Information Requirements for Integrating Spatially Discrete, Feature-Based Earth Observations
Thursday, 18 December 2014: 5:18 PM
Several cyberinfrastructures have emerged for sharing observational data collected at densely sampled and/or highly instrumented field sites. These include the CUAHSI Hydrologic Information System (HIS), the Critical Zone Observatory Integrated Data Management System (CZOData), the Integrated Earth Data Applications (IEDA) and EarthChem system, and the Integrated Ocean Observing System (IOOS). These systems rely on standard data encodings and, in some cases, standard semantics for classes of geoscience data. Their focus is on sharing data on the Internet via web services in domain specific encodings or markup languages. While they have made progress in making data available, it still takes investigators significant effort to discover and access datasets from multiple repositories because of inconsistencies in the way domain systems describe, encode, and share data. Yet, there are many scenarios that require efficient integration of these data types across different domains. For example, understanding a soil profile’s geochemical response to extreme weather events requires integration of hydrologic and atmospheric time series with geochemical data from soil samples collected over various depth intervals from soil cores or pits at different positions on a landscape.
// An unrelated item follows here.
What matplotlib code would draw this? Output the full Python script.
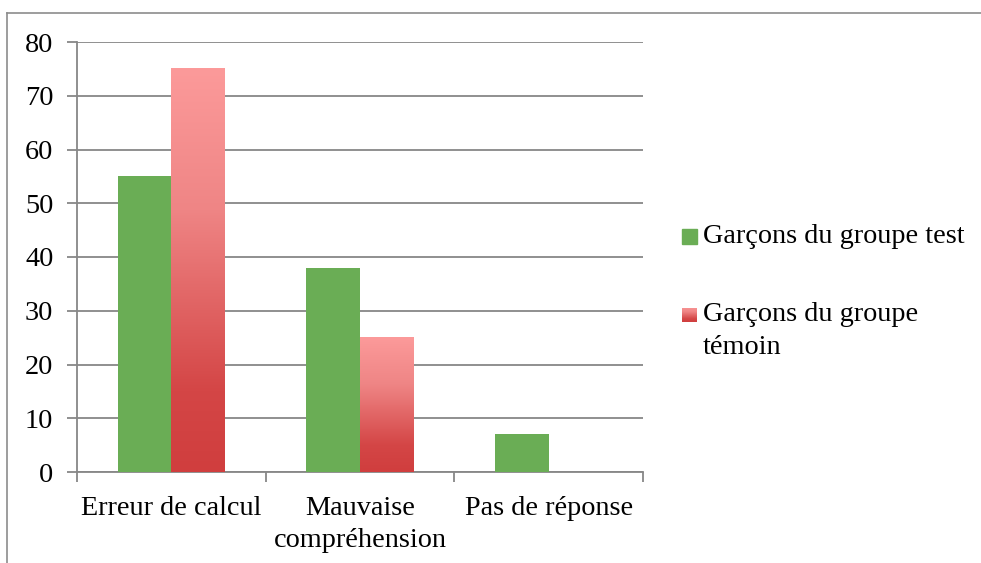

Integrated access to and analysis of data for such studies are hindered because common characteristics of data, including time, location, provenance, methods, and units are described differently within different systems. Integration requires syntactic and semantic translations that can be manual, error-prone, and lossy. We report information requirements identified as part of our work to define an information model for a broad class of earth science data – i.e., spatially-discrete, feature-based earth observations resulting from in-situ sensors and environmental samples. We sought to answer the question: “What information must accompany observational data for them to be archivable and discoverable within a publication system as well as interpretable once retrieved from such a system for analysis and (re)use?” We also describe development of multiple functional schemas (i.e., physical implementations for data storage, transfer, and archival) for the information model that capture the requirements reported here.